As he passed by the Rizhiner’s house he saw the Rebbe emerge. Four magnificent white horses had been harnessed to a carriage worthy of a king. As the Rebbe was about to get in the carriage, he paused, and then petted one of the horses on the head. This was too much for the frustrated Shmuel to bear. He raced over to the Rebbe and challenged him, “Explain to me, please, “exalted rabbi”, what spiritual work is a Chassidic master engaged in during the time he is petting a horse?”

The Rizhiner gazed at him a moment before answering innocently, “Ah, but you do not understand. This horse has just gone forty days and forty nights without uttering an unnecessary word!”

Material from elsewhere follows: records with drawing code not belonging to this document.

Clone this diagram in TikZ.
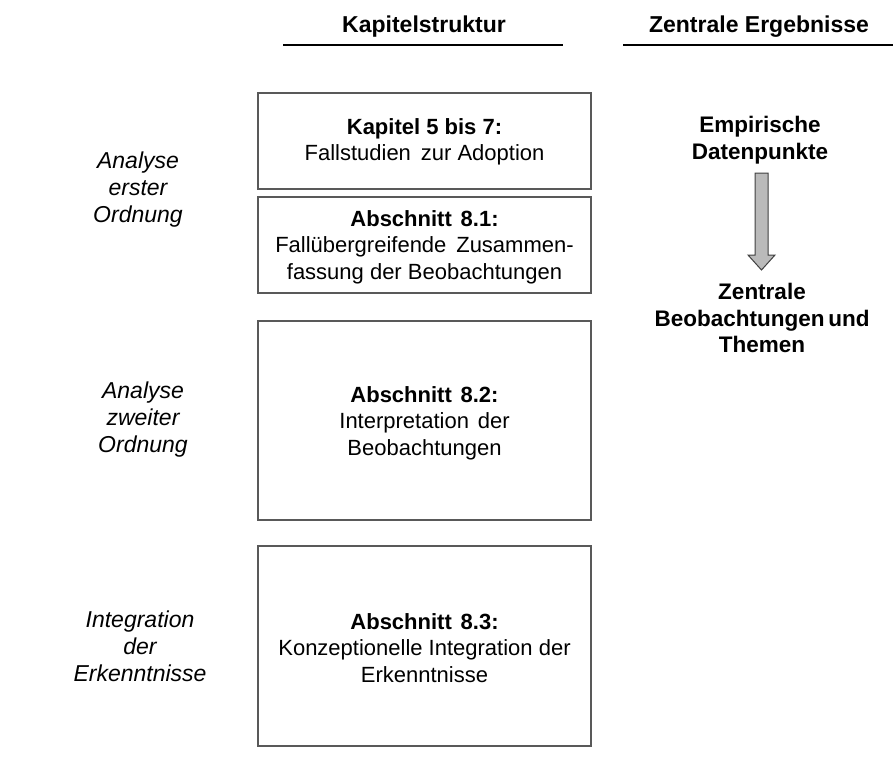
\documentclass[tikz,border=0pt]{standalone}
\usepackage{fontspec}
\setmainfont{Liberation Sans}
\begin{document}
\begin{tikzpicture}[x=1pt,y=-1pt,
  txt/.style={font=\fontsize{22}{26.5}\selectfont, align=center, inner sep=0pt},
  side/.style={txt, font=\fontsize{23}{27}\selectfont\itshape},
  head/.style={txt, font=\fontsize{23}{27}\selectfont\bfseries},
  res/.style={txt, font=\fontsize{22.5}{26.5}\selectfont\bfseries},
  chapbox/.style={draw=black!65, line width=1.1pt, fill=white},
  rule/.style={draw=black, line width=1.6pt},
  bigarrow/.style={draw=black!75, line width=1pt, fill=black!27}]
\useasboundingbox (0,0) rectangle (894,774);
% headers
\node[head] (h1) at (424,27) {Kapitelstruktur};
\node[head] (h2) at (759,27) {Zentrale Ergebnisse};
\coordinate (h1l) at (283,45); \coordinate (h1r) at (563,45);
\coordinate (h2l) at (623,45); \coordinate (h2r) at (893,45);
\draw[rule] (h1l) -- (h1r);
\draw[rule] (h2l) -- (h2r);
% boxes
\draw[chapbox] (258,93) rectangle (591,189);
\draw[chapbox] (258,197) rectangle (591,293);
\draw[chapbox] (258,321) rectangle (591,520);
\draw[chapbox] (258,546) rectangle (591,746);
\node[txt] (b1) at (424.5,142) {\textbf{Kapitel 5 bis 7:}\\Fallstudien\hspace{0.45em}zur Adoption};
\node[txt] (b2) at (424.5,247) {\textbf{Abschnitt\hspace{0.4em}8.1:}\\Fall\"ubergreifende\hspace{0.45em}Zusammen-\\fassung der Beobachtungen};
\node[txt] (b3) at (424.5,423) {\textbf{Abschnitt\hspace{0.4em}8.2:}\\Interpretation\hspace{0.4em}der\\Beobachtungen};
\node[txt] (b4) at (424.5,648) {\textbf{Abschnitt\hspace{0.4em}8.3:}\\Konzeptionelle Integration der\\Erkenntnisse};
% side labels
\node[side] (s1) at (138,190) {Analyse\\erster\\Ordnung};
\node[side] (s2) at (143,420) {Analyse\\zweiter\\Ordnung};
\node[side] (s3) at (140,646) {Integration\\der\\Erkenntnisse};
% results
\node[res] (r1) at (760,140) {Empirische\\Datenpunkte};
\node[res] (r2) at (762,318) {Zentrale\\Beobachtungen\,und\\Themen};
\draw[bigarrow] (755,173) -- (768,173) -- (768,255) -- (775,255) -- (761.5,270)
  -- (748,255) -- (755,255) -- cycle;
\end{tikzpicture}
\end{document}
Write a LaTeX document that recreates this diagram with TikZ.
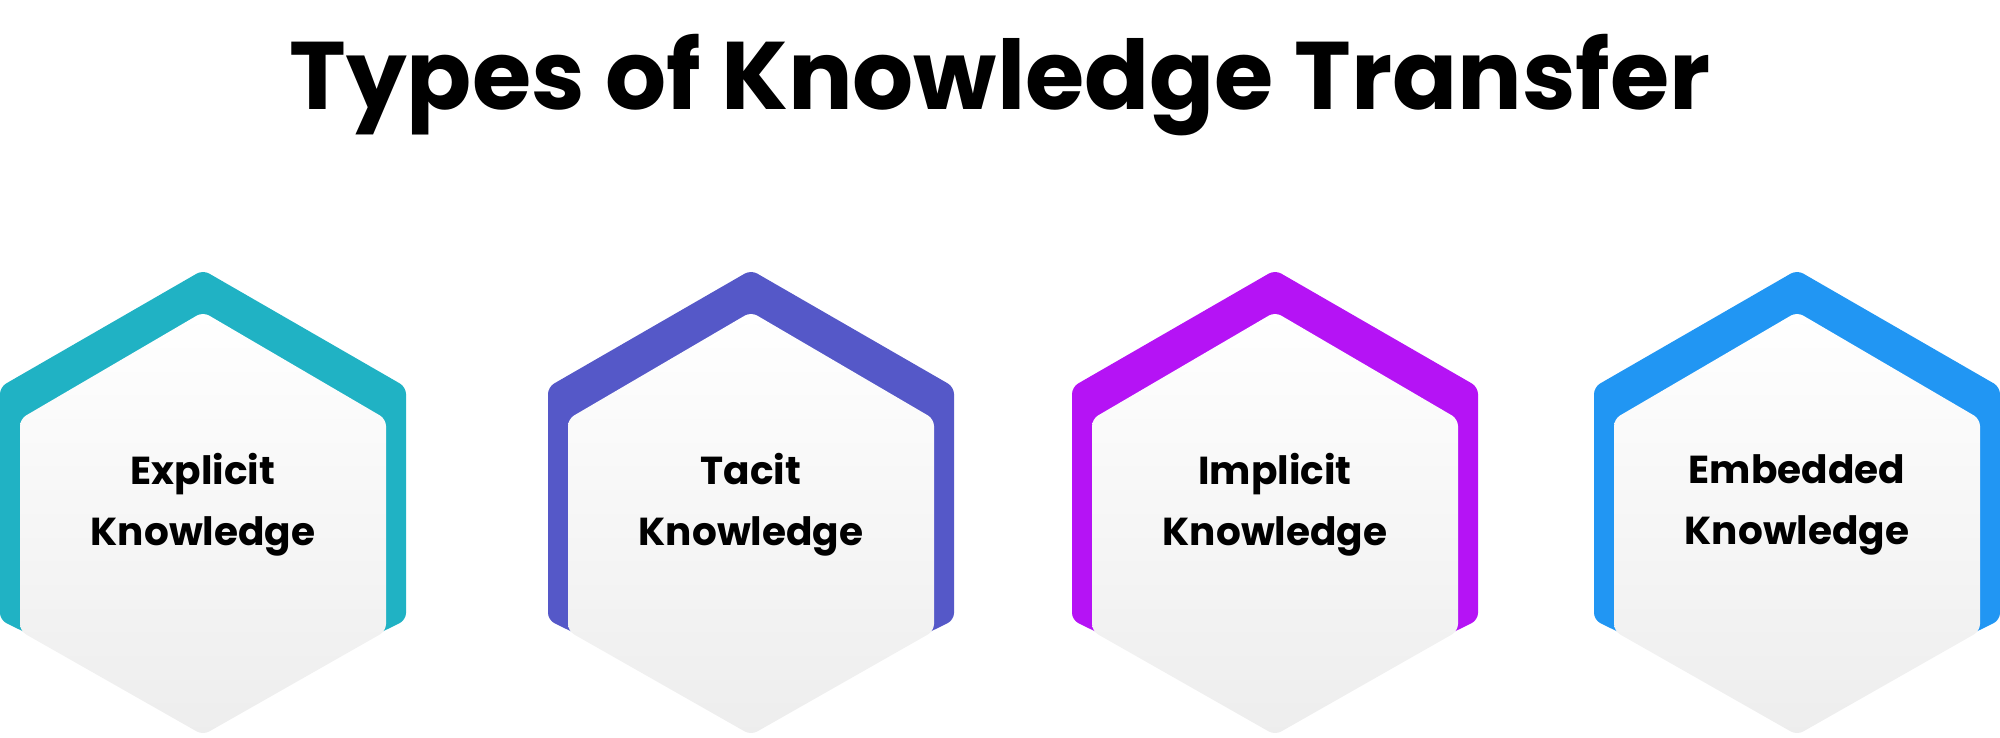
\documentclass[tikz,border=0pt]{standalone}
\usepackage{fontspec}
\setmainfont{Poppins}
\definecolor{cA}{HTML}{20B2C4}
\definecolor{cB}{HTML}{5558C8}
\definecolor{cC}{HTML}{B513F5}
\definecolor{cD}{HTML}{2196F3}
\begin{document}
\begin{tikzpicture}[x=1pt,y=-1pt,
  lbl/.style={font=\fontsize{39}{61}\selectfont\bfseries, align=center, text=black}]
\useasboundingbox (0,0) rectangle (2000,737);
\node[font=\fontsize{96}{110}\selectfont\bfseries] (title) at (1000,85) {Types of Knowledge Transfer};
\foreach \cx/\col/\a/\b [count=\i] in {203/cA/Explicit/Knowledge, 751/cB/Tacit/Knowledge, 1275/cC/Implicit/Knowledge, 1797/cD/Embedded/Knowledge}{
  \fill[\col, rounded corners=7pt] (\cx,270) -- (\cx+203,387) -- (\cx+203,620) -- (\cx,720) -- (\cx-203,620) -- (\cx-203,387) -- cycle;
  \shade[top color=white, bottom color=black!7, rounded corners=7pt]
    (\cx,312) -- (\cx+183,419) -- (\cx+183,631) -- (\cx,735) -- (\cx-183,631) -- (\cx-183,419) -- cycle;
  \node[lbl] (k\i) at (\cx,505) {\a\\\b};
}
\end{tikzpicture}
\end{document}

We know that these days, in the absence of a Beis HaMikdash we cannot bring Karbonos. Therefore if a person studies all the laws of bringing a sacrifice it is considered as if he did actually bring that Korban. So… if the study of a sacrfice’s laws spiritually does the same thing as literally bringing the Korban why would we bother to bring a Korban in the first place even when we will have the next Beis HaMikdash? There is a very big difference in the Korban one “brings” when they learn the halachos and the Korban a person would literally bring. That difference being the affect the Korban has on the rest of the world. A sacrifice one “brings” by studying the halachos of the Korban elevates only that one person, yet it does not make the world around him any more holy. Only a real sacrifice, which includes all four levels of creation (Earth, plants, animals, humans) elevates the whole world. When a person focuses on himself, it is so close to idol worship. Idol worship is so selfish, a person worships his god. But serving Hashem, serving Hashem in a real way is not one person serving his god, but it is one person serving our God. Thus when a person studies the halachos of bringing a Korban he may be doing something holy, but its only holy for him. A real sacrifice has the potential to uplift all the world. A real Tzaddik, a real friend, similarly has the ability to uplift the world around him constantly. Not to exclusively uplift himself.